From the coach’s incompetence, to discrepancies over selection of players, there are a multitude of reasons that are being raised as Italian football fraternity and fans take stock of what went wrong during the 2018 World Cup Qualifiers.
Here are five things that could explain why the Azzurri’s historic exit:
Wrong coach
Gian Piero Ventura was given the Italy job in the wake of Euro 2016 after five excellent years at Torino, who he took from Serie B in 2011 to the Europa League round of 16 in 2015. In 2014 he led the club to seventh in Serie A, their best league position since 1992, and gave them their first win over hated local rivals Juventus in two decades.
Nonetheless he was an uninspiring replacement for Antonio Conte, a three-time Serie A winner who dragged a rag-tag Italy to the quarter-finals of Euro 2016. Ventura was a 68-year-old who had never managed one of Serie A’s big hitters and had only the 1996 Serie C title in his trophy cabinet.
Critics suggested that a team that has four World Cups and two European Championships to its name needed someone with a bigger reputation and better record in the upper echelons of the game.
Ignoring young talent
Italy might not have players of the same calibre as the 2006 World Cup team, but there is still plenty of talent of pick from. The key problem in this disastrous campaign was that Ventura did not play or sometimes even select Italy’s top young talent.
Italy’s entire starting 11 on Monday was over 25 and six were over 30, while young talent like Juventus’ Federico Bernardeschi, Atalanta defenders Leonardo Spinazzola and Mattia Caldara and Roma midfielder Lorenzo Pellegrini were barely anywhere to be seen.
Incompetence at the top
Italian Football Federation (FIGC) President Carlo Tavecchio is responsible for the hiring of Ventura and as such the blame for the arrival of the catastrophe he warned of should rest on his shoulders.
Ventura did not step down on Monday and the FIGC is dithering on firing him, with Tavecchio announcing he will decide his fate on Wednesday.
That is an emblematic final scene of a tenure that has at times resembled a slow-motion car crash and observers say it highlights the lack of leadership Tavecchio offers to the Italian game.
A country for old men
The 74-year-old Tavecchio is a symbol of a gerontocratic Italy where age is often valued more than youth.

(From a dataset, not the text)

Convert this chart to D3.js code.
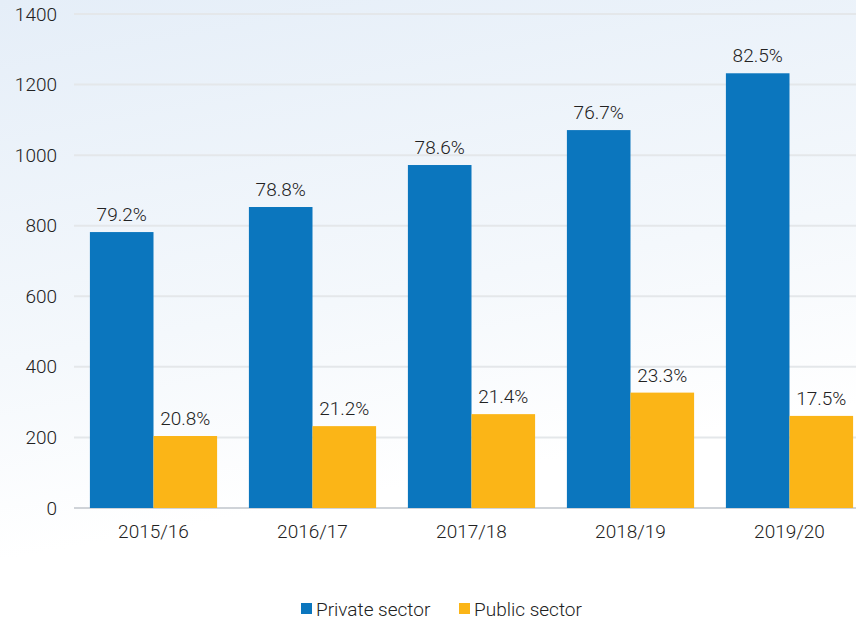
<!DOCTYPE html>
<html>
<head>
<meta charset="utf-8">
<script src="https://cdn.jsdelivr.net/npm/d3@7"></script>
<style>
  body { margin: 0; background: #fff; }
  svg { display: block; font-family: Roboto, "Open Sans", sans-serif; font-weight: 300; }
</style>
</head>
<body>
<svg width="856" height="621"></svg>
<script>
const years = ["2015/16", "2016/17", "2017/18", "2018/19", "2019/20"];
const privateSector = [782, 853, 972, 1071, 1232];
const publicSector = [204, 232, 266, 327, 261];
const privateShare = ["79.2%", "78.8%", "78.6%", "76.7%", "82.5%"];
const publicShare = ["20.8%", "21.2%", "21.4%", "23.3%", "17.5%"];
const yTicks = [0, 200, 400, 600, 800, 1000, 1200, 1400];
const seriesNames = ["Private sector", "Public sector"];

const colors = ["#0b76be", "#fbb517"];
const fontSize = 19;
const textColor = "#222";

const svg = d3.select("svg");
const width = 856, height = 621;

// background gradient
const defs = svg.append("defs");
const grad = defs.append("linearGradient")
  .attr("id", "bg")
  .attr("x1", "0").attr("y1", "0").attr("x2", "0.25").attr("y2", "1");
grad.append("stop").attr("offset", "0%").attr("stop-color", "#e5eef8");
grad.append("stop").attr("offset", "55%").attr("stop-color", "#f4f8fc");
grad.append("stop").attr("offset", "85%").attr("stop-color", "#ffffff");
svg.append("rect").attr("width", width).attr("height", height).attr("fill", "url(#bg)");

const plotLeft = 74, plotTop = 14, plotBottom = 508;
const x = d3.scaleBand().domain(years).range([plotLeft, plotLeft + 5 * 159]).paddingInner(0.2).paddingOuter(0.1);
const x1 = d3.scaleBand().domain([0, 1]).range([0, x.bandwidth()]);
const y = d3.scaleLinear().domain([0, 1400]).range([plotBottom, plotTop]);

// grid
svg.append("g")
  .selectAll("line")
  .data(yTicks)
  .join("line")
  .attr("x1", plotLeft).attr("x2", width)
  .attr("y1", d => y(d)).attr("y2", d => y(d))
  .attr("stroke", d => d === 0 ? "#cfd3d8" : "#e4e7ea")
  .attr("stroke-width", 2);

const yAxis = svg.append("g")
  .attr("transform", `translate(${plotLeft - 17},0)`)
  .call(d3.axisLeft(y).tickValues(yTicks).tickFormat(d3.format("d")).tickSize(0).tickPadding(0))
  .attr("font-family", null)
  .attr("font-size", fontSize);
yAxis.select(".domain").remove();
yAxis.selectAll("text").attr("fill", textColor);

const xAxis = svg.append("g")
  .attr("transform", `translate(0,${plotBottom})`)
  .call(d3.axisBottom(x).tickSize(0).tickPadding(17))
  .attr("font-family", null)
  .attr("font-size", fontSize);
xAxis.select(".domain").remove();
xAxis.selectAll("text").attr("fill", textColor);

const rows = years.map((yr, i) => ({
  year: yr,
  vals: [privateSector[i], publicSector[i]],
  labels: [privateShare[i], publicShare[i]]
}));

const group = svg.append("g")
  .selectAll("g")
  .data(rows)
  .join("g")
  .attr("transform", d => `translate(${x(d.year)},0)`);

group.selectAll("rect")
  .data(d => d.vals.map((v, k) => ({ v, k })))
  .join("rect")
  .attr("x", d => x1(d.k))
  .attr("y", d => y(d.v))
  .attr("width", x1.bandwidth())
  .attr("height", d => plotBottom - y(d.v))
  .attr("fill", d => colors[d.k]);

group.selectAll("text")
  .data(d => d.vals.map((v, k) => ({ v, k, label: d.labels[k] })))
  .join("text")
  .attr("x", d => x1(d.k) + x1.bandwidth() / 2)
  .attr("y", d => y(d.v) - 11)
  .attr("text-anchor", "middle")
  .attr("font-size", fontSize)
  .attr("fill", textColor)
  .text(d => d.label);

// legend
const legend = svg.append("g").attr("font-size", fontSize).attr("fill", textColor);
const legendX = [301, 459];
seriesNames.forEach((name, k) => {
  legend.append("rect")
    .attr("x", legendX[k]).attr("y", 603)
    .attr("width", 11).attr("height", 11)
    .attr("fill", colors[k]);
  legend.append("text")
    .attr("x", legendX[k] + 15).attr("y", 616)
    .text(name);
});
</script>
</body>
</html>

He hired Ventura, who will be 70 in January, and Ventura stuck with the old guard, like De Rossi (34) and Andrea Barzagli (36).
Tavecchio was elected president of the FIGC after a landslide vote in his favour in 2014 that saw 18 of the 20 Serie A clubs back him against former AC Milan and Italy midfielder Demetrio Albertini.
Tavecchio won the vote despite it coming just weeks after making racist slurs, referring to black players who “ate bananas” before they came to play in Italy.
Lack of identity
Ventura’s inexperience at the highest level showed as the qualifying campaign unfolded, as he failed to find a settled team or tactics.
The coach’s mishandling of Jorginho and Lorenzo Insigne angered critics, with the coach refusing to play an attacking trident that would have got the best out of wing dynamo Insigne with a midfield three that would have mirrored the system in which the pair shine at Napoli.
Instead Ventura flip-flopped between formations and ignored Jorginho for almost two years before throwing him into the fray on Monday with Italy’s World Cup hopes hanging by a thread.
Giving Insigne 14 minutes in midfield in the first leg of the play-off in Solna and not playing him at all on Monday infuriated fans and left Roma captain Daniele De Rossi openly bemused on the bench.